There are many types of students. There are those who are the natural go-getters. These students can be seen sitting in the front of class waiving their hands in the air, or completing assignments weeks before the due date. These students are few and far between. There are also the students who are easily distracted. They sit on the side of the room staring out the window, day dreaming, or procrastinating. These students are a bit more common. Then there are the students who are some of the most challenging to work with as a parent or as an educator. These are the easily frustrated students. Once they decide they don’t want to work anymore, there is often little that can be done or said to make them change their minds. They will put their heads on their desk, slam their books, or just refuse to do the work all together. Though frustration is common in students, it can be one of the challenging obstacles to work around.
So what can you do?
One of the most important things to identify about your child is their mindset. According to Dr. Carol Dweck, we can have one of two mindsets: fixed or growth. People with a growth mindset understand that intelligence is not fixed. They are able to take their mistakes and learn from them. They are resilient. People with a fixed mindset believe that, no matter what effort they put in, they are as smart today as the day they were born. If negative things happen, they tend to blame others or completely give up. The child who is easily frustrated almost always has a fixed mindset.
The idea of positive thinking and a positive attitude may make you roll your eyes. I’m not talking about going to your happy place or being a yes man. Rather, I’m talking about developing confidence, which in turn can lead to a growth mindset and a successful academic career. So often we assume that the way children approach things is an innate characteristic. But really, just like everything else, it is a skill that must be taught. Try opening a dialogue with your child about the ups and downs during their day. Family dinner is a great time for this. Ask your child what went really well in school that day, then ask them if there was anything they found challenging. Once they describe the situation, ask them how they handled in it and if they felt they put their full effort to overcome the challenge. If they believe they did, praise them for it.

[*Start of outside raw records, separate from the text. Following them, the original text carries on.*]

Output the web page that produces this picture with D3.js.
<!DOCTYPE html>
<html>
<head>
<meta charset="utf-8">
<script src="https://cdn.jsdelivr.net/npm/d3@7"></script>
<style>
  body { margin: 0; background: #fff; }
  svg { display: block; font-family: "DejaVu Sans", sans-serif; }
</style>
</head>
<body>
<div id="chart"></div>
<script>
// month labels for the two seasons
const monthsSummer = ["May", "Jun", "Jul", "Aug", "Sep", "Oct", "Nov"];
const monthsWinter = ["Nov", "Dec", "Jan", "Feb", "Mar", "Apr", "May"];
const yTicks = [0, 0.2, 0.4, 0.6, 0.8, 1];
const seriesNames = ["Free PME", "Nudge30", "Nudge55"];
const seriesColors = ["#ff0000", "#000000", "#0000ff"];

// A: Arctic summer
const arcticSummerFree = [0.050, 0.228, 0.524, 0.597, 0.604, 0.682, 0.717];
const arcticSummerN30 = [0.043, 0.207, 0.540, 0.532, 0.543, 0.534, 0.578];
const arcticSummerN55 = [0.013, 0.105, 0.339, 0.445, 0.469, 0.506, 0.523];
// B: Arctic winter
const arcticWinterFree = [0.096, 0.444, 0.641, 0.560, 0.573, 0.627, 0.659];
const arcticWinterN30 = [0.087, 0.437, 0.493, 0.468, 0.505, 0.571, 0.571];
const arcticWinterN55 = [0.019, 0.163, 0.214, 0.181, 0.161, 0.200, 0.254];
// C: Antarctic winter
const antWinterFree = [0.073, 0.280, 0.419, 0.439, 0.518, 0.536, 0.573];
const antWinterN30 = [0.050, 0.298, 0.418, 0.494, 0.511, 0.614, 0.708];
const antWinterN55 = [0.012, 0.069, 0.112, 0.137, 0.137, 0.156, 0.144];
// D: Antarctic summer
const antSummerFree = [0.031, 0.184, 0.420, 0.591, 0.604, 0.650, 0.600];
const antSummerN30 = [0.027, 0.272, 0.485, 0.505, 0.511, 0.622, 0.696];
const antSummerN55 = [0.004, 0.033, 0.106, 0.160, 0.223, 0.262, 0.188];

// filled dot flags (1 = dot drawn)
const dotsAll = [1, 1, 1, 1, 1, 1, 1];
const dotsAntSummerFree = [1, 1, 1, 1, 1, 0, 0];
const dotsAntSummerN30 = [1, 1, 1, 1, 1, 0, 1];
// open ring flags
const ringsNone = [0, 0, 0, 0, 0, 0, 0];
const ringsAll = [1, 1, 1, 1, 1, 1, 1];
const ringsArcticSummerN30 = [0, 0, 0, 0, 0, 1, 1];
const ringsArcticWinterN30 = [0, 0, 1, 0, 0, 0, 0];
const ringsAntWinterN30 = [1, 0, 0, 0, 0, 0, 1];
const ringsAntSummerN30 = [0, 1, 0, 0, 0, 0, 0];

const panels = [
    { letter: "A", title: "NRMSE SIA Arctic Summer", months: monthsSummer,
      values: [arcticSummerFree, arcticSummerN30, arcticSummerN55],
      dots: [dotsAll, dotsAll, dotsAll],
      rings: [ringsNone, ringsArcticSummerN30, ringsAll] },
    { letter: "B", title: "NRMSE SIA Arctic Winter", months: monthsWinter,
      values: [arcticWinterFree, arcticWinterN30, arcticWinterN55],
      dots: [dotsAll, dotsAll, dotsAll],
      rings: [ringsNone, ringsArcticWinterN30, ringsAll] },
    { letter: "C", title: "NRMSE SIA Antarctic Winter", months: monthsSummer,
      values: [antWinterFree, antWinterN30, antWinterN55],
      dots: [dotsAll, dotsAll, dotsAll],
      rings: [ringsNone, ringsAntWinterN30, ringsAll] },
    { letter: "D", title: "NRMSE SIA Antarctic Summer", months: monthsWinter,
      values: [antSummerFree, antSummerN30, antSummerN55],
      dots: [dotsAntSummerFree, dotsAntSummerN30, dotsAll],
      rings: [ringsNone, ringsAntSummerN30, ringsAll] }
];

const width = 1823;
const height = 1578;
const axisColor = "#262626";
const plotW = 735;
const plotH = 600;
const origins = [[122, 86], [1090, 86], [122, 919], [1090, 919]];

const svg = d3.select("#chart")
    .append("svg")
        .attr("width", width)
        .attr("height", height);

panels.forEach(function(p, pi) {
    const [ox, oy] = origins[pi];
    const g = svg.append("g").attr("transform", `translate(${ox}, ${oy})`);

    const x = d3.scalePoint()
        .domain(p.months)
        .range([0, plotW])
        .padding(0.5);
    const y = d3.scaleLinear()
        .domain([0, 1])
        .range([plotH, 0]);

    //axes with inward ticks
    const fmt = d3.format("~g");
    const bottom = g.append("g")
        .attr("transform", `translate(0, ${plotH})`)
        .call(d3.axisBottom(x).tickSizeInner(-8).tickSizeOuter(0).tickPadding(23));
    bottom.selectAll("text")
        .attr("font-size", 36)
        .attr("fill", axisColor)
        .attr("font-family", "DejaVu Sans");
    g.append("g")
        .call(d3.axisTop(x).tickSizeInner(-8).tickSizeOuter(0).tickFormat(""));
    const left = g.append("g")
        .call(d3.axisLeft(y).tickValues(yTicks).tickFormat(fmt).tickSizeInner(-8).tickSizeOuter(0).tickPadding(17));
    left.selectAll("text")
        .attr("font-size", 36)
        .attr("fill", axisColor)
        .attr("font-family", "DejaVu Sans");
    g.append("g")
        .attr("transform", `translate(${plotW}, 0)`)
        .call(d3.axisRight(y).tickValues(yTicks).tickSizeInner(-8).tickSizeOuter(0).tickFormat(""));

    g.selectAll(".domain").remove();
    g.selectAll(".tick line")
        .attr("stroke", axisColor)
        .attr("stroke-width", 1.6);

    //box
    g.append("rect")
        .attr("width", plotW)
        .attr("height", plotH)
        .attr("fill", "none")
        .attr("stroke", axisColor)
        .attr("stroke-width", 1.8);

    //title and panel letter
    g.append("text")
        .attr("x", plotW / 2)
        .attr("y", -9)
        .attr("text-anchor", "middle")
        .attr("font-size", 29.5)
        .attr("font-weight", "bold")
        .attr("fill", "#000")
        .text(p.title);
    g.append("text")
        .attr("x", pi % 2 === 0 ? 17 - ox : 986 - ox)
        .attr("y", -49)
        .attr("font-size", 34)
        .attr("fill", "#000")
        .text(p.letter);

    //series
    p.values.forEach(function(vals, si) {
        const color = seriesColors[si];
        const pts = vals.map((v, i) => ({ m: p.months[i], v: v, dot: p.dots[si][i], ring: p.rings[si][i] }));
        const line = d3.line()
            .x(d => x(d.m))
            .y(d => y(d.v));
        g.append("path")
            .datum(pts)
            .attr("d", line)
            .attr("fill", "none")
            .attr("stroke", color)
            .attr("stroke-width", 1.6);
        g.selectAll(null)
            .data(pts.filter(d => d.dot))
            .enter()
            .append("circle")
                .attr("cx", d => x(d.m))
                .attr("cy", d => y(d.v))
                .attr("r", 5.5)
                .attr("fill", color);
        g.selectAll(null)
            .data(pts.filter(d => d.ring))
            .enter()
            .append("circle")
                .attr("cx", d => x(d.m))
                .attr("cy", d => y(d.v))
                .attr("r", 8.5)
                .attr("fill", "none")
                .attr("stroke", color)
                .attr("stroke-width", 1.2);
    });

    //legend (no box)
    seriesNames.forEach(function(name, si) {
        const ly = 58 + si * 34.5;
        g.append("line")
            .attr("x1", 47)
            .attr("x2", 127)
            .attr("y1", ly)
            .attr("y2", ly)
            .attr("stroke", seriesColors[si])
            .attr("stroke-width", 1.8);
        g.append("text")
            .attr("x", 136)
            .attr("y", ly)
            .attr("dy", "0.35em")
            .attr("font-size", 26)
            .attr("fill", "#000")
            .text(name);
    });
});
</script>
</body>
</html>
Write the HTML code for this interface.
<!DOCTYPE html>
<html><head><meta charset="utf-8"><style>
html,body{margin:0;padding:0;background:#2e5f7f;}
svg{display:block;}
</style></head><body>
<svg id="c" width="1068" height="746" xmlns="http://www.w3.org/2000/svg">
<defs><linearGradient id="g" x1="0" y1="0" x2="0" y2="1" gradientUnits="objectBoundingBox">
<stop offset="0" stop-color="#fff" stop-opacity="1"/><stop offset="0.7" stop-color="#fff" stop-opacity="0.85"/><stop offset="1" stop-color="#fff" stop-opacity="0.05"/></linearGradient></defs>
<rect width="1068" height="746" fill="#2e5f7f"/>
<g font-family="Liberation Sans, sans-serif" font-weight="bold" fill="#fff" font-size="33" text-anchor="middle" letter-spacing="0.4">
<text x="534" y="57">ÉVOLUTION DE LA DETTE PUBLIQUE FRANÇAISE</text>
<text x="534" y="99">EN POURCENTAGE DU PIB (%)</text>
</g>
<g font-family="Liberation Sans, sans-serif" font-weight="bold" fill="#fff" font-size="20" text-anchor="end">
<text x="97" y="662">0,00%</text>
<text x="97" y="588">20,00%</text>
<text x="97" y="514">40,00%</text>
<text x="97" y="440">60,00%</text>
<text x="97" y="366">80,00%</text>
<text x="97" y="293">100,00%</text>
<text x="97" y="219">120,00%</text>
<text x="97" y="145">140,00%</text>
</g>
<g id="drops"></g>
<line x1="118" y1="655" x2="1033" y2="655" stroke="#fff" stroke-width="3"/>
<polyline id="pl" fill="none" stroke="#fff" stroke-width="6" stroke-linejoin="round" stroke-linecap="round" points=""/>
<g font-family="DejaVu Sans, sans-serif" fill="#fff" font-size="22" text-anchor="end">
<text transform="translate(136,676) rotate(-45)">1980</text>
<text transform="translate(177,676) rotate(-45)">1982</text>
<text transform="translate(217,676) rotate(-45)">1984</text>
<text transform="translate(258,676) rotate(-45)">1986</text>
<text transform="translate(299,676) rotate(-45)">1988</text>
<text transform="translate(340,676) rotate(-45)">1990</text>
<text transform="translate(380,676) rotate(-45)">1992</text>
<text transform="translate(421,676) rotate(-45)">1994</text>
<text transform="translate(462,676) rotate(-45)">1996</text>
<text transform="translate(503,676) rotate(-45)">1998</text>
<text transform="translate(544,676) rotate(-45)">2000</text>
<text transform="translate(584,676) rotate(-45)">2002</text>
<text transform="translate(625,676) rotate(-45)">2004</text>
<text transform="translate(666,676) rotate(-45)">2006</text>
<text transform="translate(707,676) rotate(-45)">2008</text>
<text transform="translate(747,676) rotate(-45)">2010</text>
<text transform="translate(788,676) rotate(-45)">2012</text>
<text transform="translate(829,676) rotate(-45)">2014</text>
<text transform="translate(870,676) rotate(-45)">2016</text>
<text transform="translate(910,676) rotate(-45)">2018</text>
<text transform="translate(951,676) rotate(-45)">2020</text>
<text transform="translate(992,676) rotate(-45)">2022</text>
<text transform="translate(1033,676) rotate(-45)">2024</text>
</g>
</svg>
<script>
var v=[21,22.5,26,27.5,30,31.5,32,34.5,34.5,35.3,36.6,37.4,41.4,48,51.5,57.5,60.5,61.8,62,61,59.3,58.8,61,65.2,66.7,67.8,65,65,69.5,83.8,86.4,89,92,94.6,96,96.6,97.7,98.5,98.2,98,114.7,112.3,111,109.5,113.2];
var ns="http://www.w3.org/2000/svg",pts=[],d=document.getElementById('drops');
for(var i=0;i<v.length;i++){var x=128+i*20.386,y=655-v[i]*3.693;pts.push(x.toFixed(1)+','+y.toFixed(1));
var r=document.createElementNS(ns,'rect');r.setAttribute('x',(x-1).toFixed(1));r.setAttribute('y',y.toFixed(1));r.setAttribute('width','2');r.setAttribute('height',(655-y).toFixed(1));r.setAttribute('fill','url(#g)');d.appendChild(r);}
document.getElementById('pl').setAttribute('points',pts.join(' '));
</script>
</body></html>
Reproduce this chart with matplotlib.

It’s easy to get caught up on grades; we all do it. But understand that the effort one student puts in to earning a C may be the same another student puts in to earning a A. Rather than asking your child what they got on their last math test, ask them about how they prepared and praise them for it. If your child does bring home an A say, “That’s fantastic! I know how much you studied for it!” or if they bring home a B after spending hours working on a project say, “Wow! You put so much effort into this, I am so proud of you!” Praising effort not only boosts students’ self-esteem, but it also instills the idea that putting in effort makes a difference, one of the key traits of someone with a growth mindset.
Recent studies have shown a direct correlation between mindset and success inside and outside of the classroom. Carol Dweck’s techniques are being implemented into schools across the country. Last year every teacher at Fairfax High School was required to read her book Mindset: How You Can Fulfill Your Potential and keep it in mind in their classroom.
Frustration is something we all experience in life. Even the type-A student sitting in the front of the classroom is bound to become frustrated at some point. It is not important to teach your child to never be frustrated, but rather, it is important to teach him or her to deal with that frustration in a healthy manner. Encouraging him or her to have a growth mindset through positive thinking and emphasizing process over product will allow him or her to bounce back no matter how frustrated he or she may be.